Rows from a dataset of charts and code
[BEGIN]

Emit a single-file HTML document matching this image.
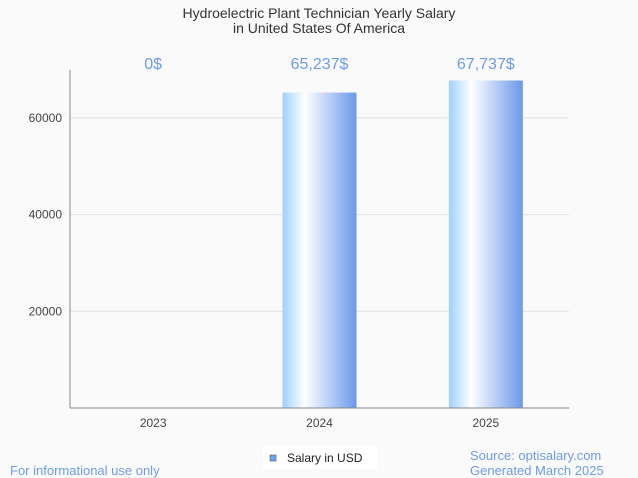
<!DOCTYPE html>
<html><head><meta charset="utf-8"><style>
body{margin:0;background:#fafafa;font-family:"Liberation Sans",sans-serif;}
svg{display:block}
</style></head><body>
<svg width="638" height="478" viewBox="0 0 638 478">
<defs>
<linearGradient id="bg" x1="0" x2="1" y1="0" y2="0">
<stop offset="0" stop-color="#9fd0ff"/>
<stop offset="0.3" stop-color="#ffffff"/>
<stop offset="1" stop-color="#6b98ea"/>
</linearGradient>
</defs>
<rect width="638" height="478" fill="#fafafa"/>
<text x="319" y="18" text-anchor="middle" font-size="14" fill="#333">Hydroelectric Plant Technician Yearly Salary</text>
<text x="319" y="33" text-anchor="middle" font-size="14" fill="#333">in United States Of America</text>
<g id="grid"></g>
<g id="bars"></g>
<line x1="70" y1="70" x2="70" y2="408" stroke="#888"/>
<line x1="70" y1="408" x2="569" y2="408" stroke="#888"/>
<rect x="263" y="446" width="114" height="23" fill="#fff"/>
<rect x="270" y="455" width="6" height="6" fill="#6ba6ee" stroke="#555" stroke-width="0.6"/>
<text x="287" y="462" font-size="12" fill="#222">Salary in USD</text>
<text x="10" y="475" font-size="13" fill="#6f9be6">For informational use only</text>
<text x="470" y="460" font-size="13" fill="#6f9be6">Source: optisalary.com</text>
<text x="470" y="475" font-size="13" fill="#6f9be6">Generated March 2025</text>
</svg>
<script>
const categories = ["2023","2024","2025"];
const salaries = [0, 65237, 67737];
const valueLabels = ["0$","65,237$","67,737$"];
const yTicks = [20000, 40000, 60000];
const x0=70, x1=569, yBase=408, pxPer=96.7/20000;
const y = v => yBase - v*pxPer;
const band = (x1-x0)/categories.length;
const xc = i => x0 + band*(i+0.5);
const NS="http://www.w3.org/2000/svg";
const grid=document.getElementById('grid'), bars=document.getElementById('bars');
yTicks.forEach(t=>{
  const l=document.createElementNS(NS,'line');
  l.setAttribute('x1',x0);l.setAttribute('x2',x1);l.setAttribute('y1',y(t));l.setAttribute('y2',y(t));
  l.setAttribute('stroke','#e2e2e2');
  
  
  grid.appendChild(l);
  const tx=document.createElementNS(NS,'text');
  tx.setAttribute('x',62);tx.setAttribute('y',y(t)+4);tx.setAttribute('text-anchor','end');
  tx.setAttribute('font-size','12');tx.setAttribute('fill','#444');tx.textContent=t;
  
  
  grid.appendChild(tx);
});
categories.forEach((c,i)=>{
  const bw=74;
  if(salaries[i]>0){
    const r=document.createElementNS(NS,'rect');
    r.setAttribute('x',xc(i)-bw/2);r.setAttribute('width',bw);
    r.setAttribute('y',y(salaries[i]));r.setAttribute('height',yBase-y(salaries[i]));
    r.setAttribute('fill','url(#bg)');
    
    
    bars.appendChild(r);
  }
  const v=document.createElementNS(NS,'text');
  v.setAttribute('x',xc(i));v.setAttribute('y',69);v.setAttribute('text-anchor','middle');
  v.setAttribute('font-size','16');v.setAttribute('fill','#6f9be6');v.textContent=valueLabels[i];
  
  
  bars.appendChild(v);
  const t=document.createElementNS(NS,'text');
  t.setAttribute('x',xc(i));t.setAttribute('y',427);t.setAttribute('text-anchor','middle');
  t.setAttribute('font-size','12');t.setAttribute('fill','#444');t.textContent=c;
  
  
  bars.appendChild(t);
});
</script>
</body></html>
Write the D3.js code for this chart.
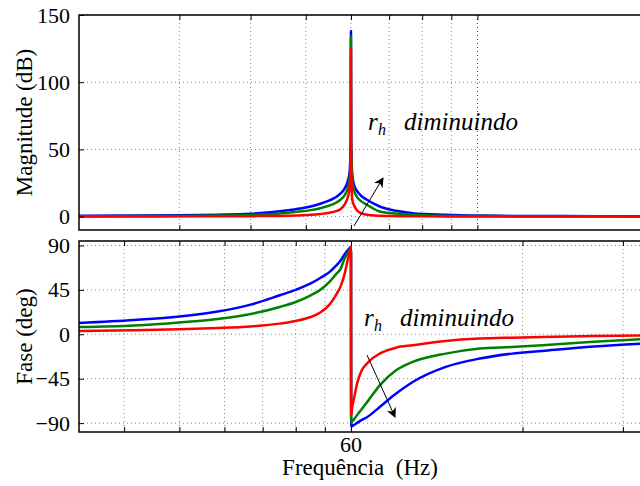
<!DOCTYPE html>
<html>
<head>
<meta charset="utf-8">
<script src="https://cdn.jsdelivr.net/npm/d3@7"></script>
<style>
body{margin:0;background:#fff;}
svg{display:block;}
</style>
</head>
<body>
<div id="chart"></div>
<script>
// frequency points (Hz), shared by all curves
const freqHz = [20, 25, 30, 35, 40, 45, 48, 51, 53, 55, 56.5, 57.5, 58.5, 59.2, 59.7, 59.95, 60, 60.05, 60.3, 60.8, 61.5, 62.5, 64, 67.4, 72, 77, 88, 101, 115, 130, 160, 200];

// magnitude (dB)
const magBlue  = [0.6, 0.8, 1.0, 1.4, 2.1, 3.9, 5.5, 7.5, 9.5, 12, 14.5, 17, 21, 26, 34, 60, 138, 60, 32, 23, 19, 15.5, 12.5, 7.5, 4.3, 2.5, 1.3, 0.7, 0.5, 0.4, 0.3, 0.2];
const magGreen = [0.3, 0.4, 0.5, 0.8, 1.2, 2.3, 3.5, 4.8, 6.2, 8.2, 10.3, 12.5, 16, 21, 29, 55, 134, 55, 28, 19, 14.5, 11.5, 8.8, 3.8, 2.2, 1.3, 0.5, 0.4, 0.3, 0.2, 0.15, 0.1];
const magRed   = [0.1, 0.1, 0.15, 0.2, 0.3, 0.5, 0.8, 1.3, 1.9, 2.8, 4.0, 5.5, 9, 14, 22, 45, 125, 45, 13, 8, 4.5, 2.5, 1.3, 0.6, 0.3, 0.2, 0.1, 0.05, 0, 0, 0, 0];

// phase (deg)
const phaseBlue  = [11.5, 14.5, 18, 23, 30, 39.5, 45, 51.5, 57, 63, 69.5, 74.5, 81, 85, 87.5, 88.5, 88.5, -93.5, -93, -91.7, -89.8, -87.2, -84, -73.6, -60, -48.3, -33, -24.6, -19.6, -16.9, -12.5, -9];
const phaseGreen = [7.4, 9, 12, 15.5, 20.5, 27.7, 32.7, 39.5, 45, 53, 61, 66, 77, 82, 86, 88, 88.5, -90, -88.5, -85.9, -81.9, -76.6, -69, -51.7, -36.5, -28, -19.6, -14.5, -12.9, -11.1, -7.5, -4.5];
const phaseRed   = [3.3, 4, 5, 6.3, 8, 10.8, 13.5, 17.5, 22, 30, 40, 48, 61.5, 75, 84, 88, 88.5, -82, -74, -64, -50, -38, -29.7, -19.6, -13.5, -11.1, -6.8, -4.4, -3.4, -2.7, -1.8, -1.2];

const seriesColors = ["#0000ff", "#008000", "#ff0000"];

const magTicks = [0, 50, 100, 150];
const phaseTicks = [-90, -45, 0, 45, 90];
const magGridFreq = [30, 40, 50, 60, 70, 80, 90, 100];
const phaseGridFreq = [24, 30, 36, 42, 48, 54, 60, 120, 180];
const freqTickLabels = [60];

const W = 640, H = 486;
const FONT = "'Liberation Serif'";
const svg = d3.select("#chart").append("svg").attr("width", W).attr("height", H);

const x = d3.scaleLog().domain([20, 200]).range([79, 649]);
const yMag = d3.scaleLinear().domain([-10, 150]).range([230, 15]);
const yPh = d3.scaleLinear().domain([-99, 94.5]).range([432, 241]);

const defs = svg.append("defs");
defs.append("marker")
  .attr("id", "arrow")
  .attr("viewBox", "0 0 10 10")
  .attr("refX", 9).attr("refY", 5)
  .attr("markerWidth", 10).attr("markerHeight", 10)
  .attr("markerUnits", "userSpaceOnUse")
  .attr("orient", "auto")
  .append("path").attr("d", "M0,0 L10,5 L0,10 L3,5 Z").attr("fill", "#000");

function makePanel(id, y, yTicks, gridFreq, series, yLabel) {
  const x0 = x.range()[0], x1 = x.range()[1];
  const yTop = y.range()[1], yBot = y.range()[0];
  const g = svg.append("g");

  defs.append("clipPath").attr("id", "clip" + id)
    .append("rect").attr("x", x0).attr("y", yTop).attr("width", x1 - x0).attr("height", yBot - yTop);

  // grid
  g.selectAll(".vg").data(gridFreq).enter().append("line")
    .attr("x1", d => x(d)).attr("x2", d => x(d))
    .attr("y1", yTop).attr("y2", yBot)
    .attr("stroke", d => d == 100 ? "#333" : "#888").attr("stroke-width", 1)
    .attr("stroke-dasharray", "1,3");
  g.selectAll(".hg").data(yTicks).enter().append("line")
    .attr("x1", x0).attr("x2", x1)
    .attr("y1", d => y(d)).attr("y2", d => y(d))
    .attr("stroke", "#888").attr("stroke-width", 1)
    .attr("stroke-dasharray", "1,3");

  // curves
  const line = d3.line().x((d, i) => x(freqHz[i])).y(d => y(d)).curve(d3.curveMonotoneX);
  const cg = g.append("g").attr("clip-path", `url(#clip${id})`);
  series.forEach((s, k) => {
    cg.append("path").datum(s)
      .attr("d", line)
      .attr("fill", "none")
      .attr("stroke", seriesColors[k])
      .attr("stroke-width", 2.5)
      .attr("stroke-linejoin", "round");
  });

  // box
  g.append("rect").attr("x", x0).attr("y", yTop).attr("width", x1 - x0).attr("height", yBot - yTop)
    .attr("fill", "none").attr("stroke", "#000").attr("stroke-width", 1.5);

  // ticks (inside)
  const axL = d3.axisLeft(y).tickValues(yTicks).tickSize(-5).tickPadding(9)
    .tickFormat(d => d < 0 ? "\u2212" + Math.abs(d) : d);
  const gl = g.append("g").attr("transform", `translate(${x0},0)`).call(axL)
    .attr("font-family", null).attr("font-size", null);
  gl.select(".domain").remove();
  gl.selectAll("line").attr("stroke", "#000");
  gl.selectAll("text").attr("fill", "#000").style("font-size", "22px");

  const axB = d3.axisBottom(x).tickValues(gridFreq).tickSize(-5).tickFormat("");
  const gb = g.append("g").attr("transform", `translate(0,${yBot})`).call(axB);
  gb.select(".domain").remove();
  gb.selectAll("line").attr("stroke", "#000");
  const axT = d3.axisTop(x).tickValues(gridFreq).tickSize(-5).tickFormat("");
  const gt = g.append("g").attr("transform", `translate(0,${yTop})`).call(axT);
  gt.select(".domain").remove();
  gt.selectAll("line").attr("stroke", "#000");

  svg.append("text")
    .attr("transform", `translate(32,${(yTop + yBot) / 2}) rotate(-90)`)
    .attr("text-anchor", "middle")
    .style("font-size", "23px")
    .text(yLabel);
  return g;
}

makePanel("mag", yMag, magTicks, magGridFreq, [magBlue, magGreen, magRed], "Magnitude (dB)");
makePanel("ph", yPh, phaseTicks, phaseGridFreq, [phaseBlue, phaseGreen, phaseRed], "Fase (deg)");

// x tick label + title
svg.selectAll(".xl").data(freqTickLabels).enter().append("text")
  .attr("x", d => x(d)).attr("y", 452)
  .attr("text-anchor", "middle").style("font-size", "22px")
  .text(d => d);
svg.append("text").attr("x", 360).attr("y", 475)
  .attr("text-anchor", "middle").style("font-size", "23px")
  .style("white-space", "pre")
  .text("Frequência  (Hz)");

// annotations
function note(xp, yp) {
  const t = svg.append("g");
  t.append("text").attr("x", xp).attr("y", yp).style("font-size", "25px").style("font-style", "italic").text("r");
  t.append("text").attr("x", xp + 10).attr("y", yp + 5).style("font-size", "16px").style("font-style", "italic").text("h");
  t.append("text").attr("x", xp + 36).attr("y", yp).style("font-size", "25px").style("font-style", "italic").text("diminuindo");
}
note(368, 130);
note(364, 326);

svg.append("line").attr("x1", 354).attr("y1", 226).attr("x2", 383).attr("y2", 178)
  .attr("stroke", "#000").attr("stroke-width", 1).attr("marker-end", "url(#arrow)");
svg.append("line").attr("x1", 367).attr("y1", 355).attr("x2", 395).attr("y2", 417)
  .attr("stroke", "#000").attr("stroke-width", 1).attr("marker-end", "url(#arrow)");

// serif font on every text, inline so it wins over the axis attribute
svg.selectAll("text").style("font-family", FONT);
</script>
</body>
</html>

[END]

REQUIREMENTS >>
Gather each line that holds "document".

OUTPUT OF THE TASK >>
Emit a single-file HTML document matching this image.
const grid=document.getElementById('grid'), bars=document.getElementById('bars');
  const l=document.createElementNS(NS,'line');
  const tx=document.createElementNS(NS,'text');
    const r=document.createElementNS(NS,'rect');
  const v=document.createElementNS(NS,'text');
  const t=document.createElementNS(NS,'text');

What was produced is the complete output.